*Data*
* Start *

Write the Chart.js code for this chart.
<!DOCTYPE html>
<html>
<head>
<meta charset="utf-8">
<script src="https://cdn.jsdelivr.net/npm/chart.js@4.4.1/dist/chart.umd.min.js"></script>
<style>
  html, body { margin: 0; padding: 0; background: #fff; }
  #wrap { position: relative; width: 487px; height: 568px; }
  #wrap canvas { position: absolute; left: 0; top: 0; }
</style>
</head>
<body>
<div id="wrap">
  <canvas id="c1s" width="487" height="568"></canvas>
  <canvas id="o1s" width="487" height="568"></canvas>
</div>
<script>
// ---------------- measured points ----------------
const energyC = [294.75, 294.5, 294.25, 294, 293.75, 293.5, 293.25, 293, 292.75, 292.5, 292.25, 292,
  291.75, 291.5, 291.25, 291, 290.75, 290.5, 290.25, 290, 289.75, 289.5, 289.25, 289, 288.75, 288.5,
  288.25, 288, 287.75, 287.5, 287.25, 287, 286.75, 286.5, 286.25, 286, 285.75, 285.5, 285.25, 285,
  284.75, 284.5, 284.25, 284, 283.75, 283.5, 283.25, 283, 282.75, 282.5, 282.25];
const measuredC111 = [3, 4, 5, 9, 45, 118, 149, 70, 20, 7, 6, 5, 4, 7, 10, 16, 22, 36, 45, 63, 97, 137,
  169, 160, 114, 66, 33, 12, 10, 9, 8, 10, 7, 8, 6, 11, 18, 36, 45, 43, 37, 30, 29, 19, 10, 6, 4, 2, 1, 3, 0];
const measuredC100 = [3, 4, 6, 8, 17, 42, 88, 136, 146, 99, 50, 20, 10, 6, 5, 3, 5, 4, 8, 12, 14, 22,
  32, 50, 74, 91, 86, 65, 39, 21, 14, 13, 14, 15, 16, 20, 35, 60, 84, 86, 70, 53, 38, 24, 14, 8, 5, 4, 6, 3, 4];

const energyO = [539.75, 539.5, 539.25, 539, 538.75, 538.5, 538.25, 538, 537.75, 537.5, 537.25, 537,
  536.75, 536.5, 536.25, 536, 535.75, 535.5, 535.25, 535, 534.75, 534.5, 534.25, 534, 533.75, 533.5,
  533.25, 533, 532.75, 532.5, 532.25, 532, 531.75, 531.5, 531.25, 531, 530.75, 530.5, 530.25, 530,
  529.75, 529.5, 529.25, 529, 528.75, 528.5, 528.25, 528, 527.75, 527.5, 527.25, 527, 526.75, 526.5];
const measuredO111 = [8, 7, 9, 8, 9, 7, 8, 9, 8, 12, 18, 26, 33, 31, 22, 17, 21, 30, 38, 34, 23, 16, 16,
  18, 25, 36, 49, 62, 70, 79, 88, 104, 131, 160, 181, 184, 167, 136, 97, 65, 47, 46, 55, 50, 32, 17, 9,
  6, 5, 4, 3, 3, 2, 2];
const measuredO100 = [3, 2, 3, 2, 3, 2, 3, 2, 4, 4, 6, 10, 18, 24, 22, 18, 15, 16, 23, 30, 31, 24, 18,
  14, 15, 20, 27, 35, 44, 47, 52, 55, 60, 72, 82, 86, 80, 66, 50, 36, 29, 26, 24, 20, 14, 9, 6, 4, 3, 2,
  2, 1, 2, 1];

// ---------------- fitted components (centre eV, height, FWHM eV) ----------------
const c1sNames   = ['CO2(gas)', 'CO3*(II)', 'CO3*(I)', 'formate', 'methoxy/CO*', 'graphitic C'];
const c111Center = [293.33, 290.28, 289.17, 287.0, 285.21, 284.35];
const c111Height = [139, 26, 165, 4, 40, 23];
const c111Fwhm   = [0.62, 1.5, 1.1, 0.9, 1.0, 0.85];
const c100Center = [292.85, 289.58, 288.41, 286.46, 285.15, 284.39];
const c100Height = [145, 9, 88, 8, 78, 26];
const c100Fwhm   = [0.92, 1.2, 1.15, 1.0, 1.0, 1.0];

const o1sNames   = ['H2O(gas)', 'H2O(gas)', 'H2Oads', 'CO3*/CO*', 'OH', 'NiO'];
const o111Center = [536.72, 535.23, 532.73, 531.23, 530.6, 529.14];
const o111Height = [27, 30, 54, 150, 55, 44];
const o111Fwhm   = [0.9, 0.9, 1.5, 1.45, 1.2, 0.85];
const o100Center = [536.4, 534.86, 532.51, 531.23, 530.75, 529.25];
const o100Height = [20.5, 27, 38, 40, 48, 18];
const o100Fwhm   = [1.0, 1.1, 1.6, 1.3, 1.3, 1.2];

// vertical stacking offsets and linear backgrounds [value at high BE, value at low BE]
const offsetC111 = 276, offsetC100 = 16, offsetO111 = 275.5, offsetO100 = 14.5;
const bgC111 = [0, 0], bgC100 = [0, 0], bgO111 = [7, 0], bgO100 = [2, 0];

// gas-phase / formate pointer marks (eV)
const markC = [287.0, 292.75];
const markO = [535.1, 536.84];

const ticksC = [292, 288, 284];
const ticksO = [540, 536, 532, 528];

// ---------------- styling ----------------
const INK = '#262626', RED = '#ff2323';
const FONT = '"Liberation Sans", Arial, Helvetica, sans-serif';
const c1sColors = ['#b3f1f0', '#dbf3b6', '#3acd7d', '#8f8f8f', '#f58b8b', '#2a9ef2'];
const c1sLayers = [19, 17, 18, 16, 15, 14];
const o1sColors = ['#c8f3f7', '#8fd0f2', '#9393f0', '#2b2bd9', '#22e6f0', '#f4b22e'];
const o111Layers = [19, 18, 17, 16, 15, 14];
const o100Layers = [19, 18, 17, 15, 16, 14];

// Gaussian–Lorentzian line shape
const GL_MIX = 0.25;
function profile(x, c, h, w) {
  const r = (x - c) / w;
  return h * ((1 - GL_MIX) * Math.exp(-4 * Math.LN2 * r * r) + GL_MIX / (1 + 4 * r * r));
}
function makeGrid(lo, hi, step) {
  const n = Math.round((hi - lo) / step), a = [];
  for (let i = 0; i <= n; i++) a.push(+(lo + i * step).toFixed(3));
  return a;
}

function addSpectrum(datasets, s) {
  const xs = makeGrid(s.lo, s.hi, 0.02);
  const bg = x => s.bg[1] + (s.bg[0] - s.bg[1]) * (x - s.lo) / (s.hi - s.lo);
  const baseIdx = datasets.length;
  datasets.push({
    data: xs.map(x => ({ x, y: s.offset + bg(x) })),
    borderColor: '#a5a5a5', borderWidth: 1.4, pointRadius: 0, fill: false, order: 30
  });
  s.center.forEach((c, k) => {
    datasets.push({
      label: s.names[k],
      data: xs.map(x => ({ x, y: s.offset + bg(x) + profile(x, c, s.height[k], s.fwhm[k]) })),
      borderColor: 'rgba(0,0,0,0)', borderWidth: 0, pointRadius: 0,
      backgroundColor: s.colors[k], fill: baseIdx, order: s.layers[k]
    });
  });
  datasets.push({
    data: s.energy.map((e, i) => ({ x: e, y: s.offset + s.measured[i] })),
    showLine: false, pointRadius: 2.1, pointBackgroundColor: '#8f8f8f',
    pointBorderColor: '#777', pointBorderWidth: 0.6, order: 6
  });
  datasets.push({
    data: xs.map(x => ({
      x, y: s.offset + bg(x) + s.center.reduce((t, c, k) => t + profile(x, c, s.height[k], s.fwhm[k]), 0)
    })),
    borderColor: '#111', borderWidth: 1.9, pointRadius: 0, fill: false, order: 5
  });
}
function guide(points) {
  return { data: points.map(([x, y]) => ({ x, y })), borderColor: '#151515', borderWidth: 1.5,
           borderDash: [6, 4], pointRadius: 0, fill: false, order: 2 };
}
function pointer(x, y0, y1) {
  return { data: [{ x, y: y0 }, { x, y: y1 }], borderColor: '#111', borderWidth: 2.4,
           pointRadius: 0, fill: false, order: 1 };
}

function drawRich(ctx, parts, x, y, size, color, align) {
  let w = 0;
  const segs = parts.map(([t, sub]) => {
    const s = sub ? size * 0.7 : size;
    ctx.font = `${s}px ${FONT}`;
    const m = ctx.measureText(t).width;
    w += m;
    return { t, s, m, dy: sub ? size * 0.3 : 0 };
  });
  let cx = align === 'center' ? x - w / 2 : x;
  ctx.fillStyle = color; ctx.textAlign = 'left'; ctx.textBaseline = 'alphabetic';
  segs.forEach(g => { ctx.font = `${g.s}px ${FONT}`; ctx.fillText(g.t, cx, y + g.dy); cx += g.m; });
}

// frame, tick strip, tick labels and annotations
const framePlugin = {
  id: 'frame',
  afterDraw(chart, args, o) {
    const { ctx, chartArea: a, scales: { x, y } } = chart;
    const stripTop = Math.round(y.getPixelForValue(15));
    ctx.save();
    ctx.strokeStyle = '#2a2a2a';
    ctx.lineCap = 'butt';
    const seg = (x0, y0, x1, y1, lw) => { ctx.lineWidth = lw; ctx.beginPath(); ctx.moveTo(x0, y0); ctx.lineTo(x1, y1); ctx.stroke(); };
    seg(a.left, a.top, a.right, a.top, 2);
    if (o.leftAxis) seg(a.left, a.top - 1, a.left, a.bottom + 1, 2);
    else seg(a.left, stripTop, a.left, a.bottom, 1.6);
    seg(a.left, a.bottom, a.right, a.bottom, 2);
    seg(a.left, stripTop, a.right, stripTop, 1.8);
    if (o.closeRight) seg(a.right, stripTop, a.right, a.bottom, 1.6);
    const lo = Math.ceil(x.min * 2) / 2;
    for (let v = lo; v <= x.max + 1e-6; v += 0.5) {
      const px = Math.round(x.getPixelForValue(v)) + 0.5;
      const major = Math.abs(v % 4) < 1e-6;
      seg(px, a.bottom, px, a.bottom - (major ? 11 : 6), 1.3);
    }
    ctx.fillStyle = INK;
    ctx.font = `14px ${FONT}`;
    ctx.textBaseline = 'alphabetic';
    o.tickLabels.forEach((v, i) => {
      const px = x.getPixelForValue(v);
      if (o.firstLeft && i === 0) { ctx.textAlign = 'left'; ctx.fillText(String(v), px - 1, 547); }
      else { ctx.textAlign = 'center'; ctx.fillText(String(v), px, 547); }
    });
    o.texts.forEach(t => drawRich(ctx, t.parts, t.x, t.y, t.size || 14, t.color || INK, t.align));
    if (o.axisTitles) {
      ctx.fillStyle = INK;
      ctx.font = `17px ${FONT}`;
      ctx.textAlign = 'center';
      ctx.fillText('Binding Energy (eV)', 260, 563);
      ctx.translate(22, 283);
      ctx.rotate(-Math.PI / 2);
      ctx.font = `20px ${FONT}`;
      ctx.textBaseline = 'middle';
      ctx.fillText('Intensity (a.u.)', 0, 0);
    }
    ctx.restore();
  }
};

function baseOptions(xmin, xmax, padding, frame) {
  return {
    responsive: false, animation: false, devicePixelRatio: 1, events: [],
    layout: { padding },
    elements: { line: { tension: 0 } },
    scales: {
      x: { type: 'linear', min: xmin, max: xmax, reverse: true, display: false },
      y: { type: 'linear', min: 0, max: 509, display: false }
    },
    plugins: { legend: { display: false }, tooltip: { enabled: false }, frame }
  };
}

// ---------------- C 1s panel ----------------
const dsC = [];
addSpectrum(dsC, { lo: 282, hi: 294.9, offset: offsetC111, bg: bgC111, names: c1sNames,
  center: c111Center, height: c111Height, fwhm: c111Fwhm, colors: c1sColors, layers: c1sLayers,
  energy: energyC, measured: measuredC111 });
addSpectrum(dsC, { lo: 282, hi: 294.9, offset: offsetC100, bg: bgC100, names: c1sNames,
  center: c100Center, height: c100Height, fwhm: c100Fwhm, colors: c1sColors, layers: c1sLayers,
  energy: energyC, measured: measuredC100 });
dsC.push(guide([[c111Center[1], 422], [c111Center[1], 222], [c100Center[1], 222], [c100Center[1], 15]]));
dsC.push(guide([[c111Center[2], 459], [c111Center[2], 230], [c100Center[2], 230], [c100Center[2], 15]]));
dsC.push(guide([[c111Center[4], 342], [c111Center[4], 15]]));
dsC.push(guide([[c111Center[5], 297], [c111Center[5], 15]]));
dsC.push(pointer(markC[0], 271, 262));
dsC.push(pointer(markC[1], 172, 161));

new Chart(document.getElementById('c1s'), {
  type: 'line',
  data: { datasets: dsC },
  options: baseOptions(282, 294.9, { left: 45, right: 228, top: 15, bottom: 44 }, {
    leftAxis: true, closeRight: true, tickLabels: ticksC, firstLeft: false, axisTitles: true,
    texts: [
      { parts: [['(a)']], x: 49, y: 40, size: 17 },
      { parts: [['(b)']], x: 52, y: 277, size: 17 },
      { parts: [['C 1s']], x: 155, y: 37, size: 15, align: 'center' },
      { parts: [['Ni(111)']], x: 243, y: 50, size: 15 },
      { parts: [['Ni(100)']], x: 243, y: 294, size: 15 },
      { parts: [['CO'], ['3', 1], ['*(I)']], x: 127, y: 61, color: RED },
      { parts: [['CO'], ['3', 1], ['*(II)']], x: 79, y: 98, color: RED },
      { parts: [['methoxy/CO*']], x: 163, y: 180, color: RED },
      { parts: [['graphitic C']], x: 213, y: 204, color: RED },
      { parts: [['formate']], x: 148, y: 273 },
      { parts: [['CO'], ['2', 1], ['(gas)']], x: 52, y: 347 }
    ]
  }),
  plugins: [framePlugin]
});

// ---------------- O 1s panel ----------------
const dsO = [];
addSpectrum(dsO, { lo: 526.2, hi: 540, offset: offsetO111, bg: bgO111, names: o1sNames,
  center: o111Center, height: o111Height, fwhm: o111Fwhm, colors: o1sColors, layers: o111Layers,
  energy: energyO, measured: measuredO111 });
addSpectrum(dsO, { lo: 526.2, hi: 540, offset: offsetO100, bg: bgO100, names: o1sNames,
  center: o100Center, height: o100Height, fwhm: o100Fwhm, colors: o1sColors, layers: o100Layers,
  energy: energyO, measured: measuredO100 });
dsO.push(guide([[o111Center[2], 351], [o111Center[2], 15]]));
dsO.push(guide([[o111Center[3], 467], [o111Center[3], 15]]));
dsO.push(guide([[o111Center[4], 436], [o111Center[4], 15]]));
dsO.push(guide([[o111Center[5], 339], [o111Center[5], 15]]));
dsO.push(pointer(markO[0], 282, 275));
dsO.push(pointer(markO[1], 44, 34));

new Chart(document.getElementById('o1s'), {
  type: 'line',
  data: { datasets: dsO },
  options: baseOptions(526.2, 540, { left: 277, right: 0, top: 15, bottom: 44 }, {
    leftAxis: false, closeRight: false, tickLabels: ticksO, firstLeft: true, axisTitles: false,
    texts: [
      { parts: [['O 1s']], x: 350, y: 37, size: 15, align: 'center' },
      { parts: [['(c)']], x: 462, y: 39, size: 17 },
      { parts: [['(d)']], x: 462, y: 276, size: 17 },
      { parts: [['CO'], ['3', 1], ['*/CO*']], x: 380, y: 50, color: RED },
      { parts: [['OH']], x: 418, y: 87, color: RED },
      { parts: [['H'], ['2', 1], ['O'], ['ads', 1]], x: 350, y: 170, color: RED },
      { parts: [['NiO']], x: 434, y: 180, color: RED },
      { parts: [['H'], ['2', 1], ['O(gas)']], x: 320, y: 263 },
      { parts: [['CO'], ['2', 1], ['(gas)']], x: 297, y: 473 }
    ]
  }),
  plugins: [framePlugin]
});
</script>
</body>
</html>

* End *

*Task description*
The required output is the exact run of lines from the beginning of the listing above to the line that contains "5, 4, 6, 3, 4];", inclusive of both.

*Output for this exercise*
Write the Chart.js code for this chart.
<!DOCTYPE html>
<html>
<head>
<meta charset="utf-8">
<script src="https://cdn.jsdelivr.net/npm/chart.js@4.4.1/dist/chart.umd.min.js"></script>
<style>
  html, body { margin: 0; padding: 0; background: #fff; }
  #wrap { position: relative; width: 487px; height: 568px; }
  #wrap canvas { position: absolute; left: 0; top: 0; }
</style>
</head>
<body>
<div id="wrap">
  <canvas id="c1s" width="487" height="568"></canvas>
  <canvas id="o1s" width="487" height="568"></canvas>
</div>
<script>
// ---------------- measured points ----------------
const energyC = [294.75, 294.5, 294.25, 294, 293.75, 293.5, 293.25, 293, 292.75, 292.5, 292.25, 292,
  291.75, 291.5, 291.25, 291, 290.75, 290.5, 290.25, 290, 289.75, 289.5, 289.25, 289, 288.75, 288.5,
  288.25, 288, 287.75, 287.5, 287.25, 287, 286.75, 286.5, 286.25, 286, 285.75, 285.5, 285.25, 285,
  284.75, 284.5, 284.25, 284, 283.75, 283.5, 283.25, 283, 282.75, 282.5, 282.25];
const measuredC111 = [3, 4, 5, 9, 45, 118, 149, 70, 20, 7, 6, 5, 4, 7, 10, 16, 22, 36, 45, 63, 97, 137,
  169, 160, 114, 66, 33, 12, 10, 9, 8, 10, 7, 8, 6, 11, 18, 36, 45, 43, 37, 30, 29, 19, 10, 6, 4, 2, 1, 3, 0];
const measuredC100 = [3, 4, 6, 8, 17, 42, 88, 136, 146, 99, 50, 20, 10, 6, 5, 3, 5, 4, 8, 12, 14, 22,
  32, 50, 74, 91, 86, 65, 39, 21, 14, 13, 14, 15, 16, 20, 35, 60, 84, 86, 70, 53, 38, 24, 14, 8, 5, 4, 6, 3, 4];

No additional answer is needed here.